My Work, like that of probably many others, is learning to be enough; to believe in myself so deeply and be so whole that I know I am enough, no matter how much I fail or how often I meet someone that doesn’t like or approve of me. My Work is believing so wholeheartedly in the human that I am that I don’t even try to do more, be someone else, or live someone else’s life. As an executive, this looked like learning to recognize and disrupt perfectionism and attempts for control that kept me feeling like I was doing enough. It also meant disrupting my latent expectations that others around me “hustle for their worth” too. It meant seeing myself, and my team, as inherently worthy, even when systems of oppression would have us do otherwise. I have other Work too, but I find that this one is the most central to my life - the one that is most present in my day-to-day interactions, my most foundational personal and professional relationships, and most of my states of being. It’s Work - because I spend time dissecting it, looking for ways to disrupt habits that don’t serve me, and leveraging it to understand myself and my relationships more deeply.
You find out what your Work is by looking for patterns among the things that make you feel the most broken, lost, and alone. What situations trigger that feeling? What sorts of relationships, what sorts of experiences? What is the connection point between those triggers? It takes digging and diligence. After all, it’s Work! It shouldn’t come easy. You won’t stumble upon it happily. It’s waiting for you to make the mighty effort to put all the pieces together so that you can start dismantling it, piece by piece, across a lifetime, living a more fulfilled, peaceful, and connected life as you go.
Not everyone is willing to dig into or even see their Work. But if you do, you enrich your life; over time you might come to see it as a friend or companion, a helper, and a guardrail. You know that in order to live your very best and most aligned life you need to continue to do that Work.
I know that it’s unlikely I will wake up one day and feel fully enough. But each day I work to be 1% more enough, and to practice ways of being that make me feel more enough in my everyday relationships and in my leadership. I know I’m doing my Work when I see opportunities to dig into it instead of run away from it, and I relish those opportunities as growth moments - however hard and Sisyphean they might sometimes feel.

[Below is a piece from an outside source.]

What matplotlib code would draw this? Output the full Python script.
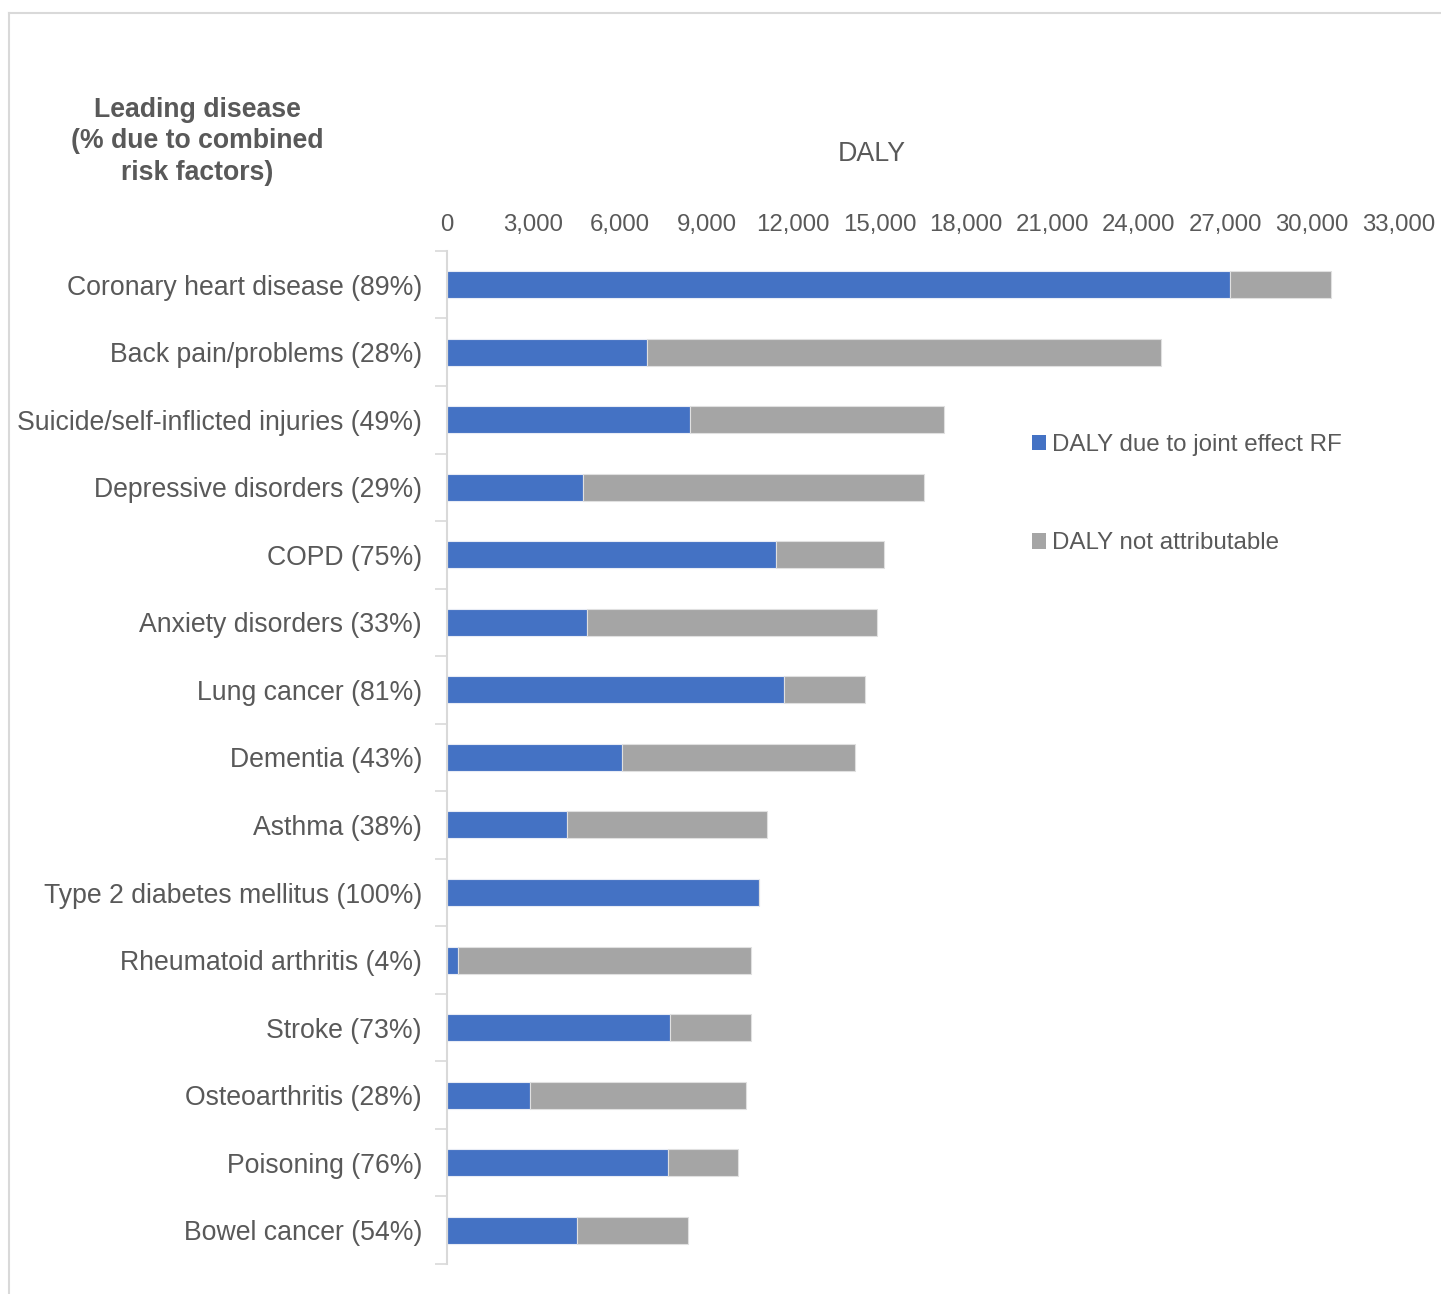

I am doing my Work. What’s yours?
Saying yes by saying no
When I had been out of college and teaching for just three years, my partner (now husband) Matt finished law school. It was the height of the recession - 2009 - and the firm he was set to work for asked him to delay his start date by giving him $10,000 and asking him to come back in January (it was August). At the time I’d been planning to continue in the classroom; I was getting better at it, and enjoying it more and more. I could see myself teaching for several more years, and maybe eventually becoming an administrator. But here we were - ages 25 and 27, with $10,000 in the bank and an opportunity to travel the world for a few months with guaranteed income on the other side. Matt asked me if I wanted to leave my job and buy a one-way plane ticket to Southeast Asia. I said yes. I’ve never once regretted it.

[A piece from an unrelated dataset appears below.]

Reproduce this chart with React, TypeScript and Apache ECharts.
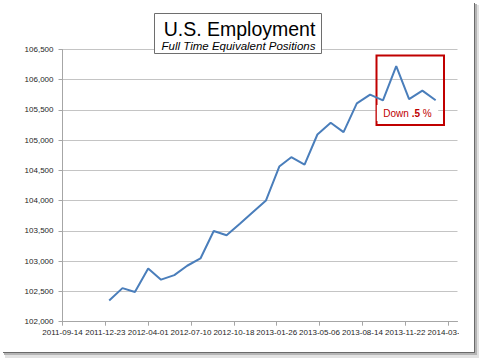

In one of my favorite books, “Let Your Life Speak,” Parker Palmer talks about his experience with the Quaker concept of “way closing” and “way opening.” It refers to the subtle ways in which life directs us - or shows where we ought to go - by giving us choices. Sometimes the way forward is not clear, but what is clear is what is closing behind us - or what no longer feels in best alignment to who we know we want to one day be.
These sorts of opportunities to choose can be an assessment of our values, and how they might have shifted over time. Sometimes these choices signal big transitions or life shifts - but more often, the little micro-choices we make every day allow us to practice what it looks like to be in alignment with our values. Do we say yes to an invite even though what we really want is to stay home and read? Do we turn away from or turn toward a grieving friend? Do we process a hard day by numbing out or by writing? We practice and practice in small ways, and then sometimes, we have our game day.
For me, one of those game days came recently. Similarly to when I was 25, I was choosing between staying in my current professional role versus walking into the unknown in the form of a sabbatical and a new business venture. This time, the decision felt more complicated, and not just because we now have a child and a mortgage. I’d been an Executive Director for nearly four years, and had poured my heart and soul into the work, my team, and my own personal growth and development. I’d built something I felt incredibly proud of, and faced down so many challenges along the way. I felt transformed by the work, more resilient from the challenges, more skilled from the responsibilities. But at the end of four years, though still inspired by our vision, I also felt drained by the day-to-day work. What energized me vocationally and my greatest gifts, I realized, laid beyond the bounds of being an Executive Director. I wanted to take the learning I’d done and partner with other leaders to evolve the way I’d had to, and to be in more alignment with their authentic selves, whatever that might mean for them.
So when Matt and I once again saw an opportunity to travel, it was clear a new way was opening. It also meant a way was closing. Choosing to travel with my husband and son and start a new business meant that I’d need to close the door on my chapter as an Executive Director - and to the organization and colleagues I’d come to deeply care for. It meant choosing freedom, family, and in some ways my own wellness over the hustle, intensity, and prestige of a “big job”. I knew I’d be saying no to the job security I’d enjoyed, and yes to my dream of being an entrepreneur and working for myself. And though I’d learned so much as a leader and human in my ED role in addition to growing a team, a budget, and an organizational footprint - this new way would mean choosing a different kind of growth. I said yes.
Parker Palmer says, “... each time a door closes, the rest of the world opens up...We must take the no of the way that closes and find the guidance it has to offer - and take the yes of the way that opens and respond with the yes of our lives.” To me, closing a door means having the courage to grieve what you’re leaving behind. It means humbly gathering up what you’ve learned into your arms and stepping through the doorway with clear eyes and conviction. As hard as it is - I don’t believe I’ll regret it.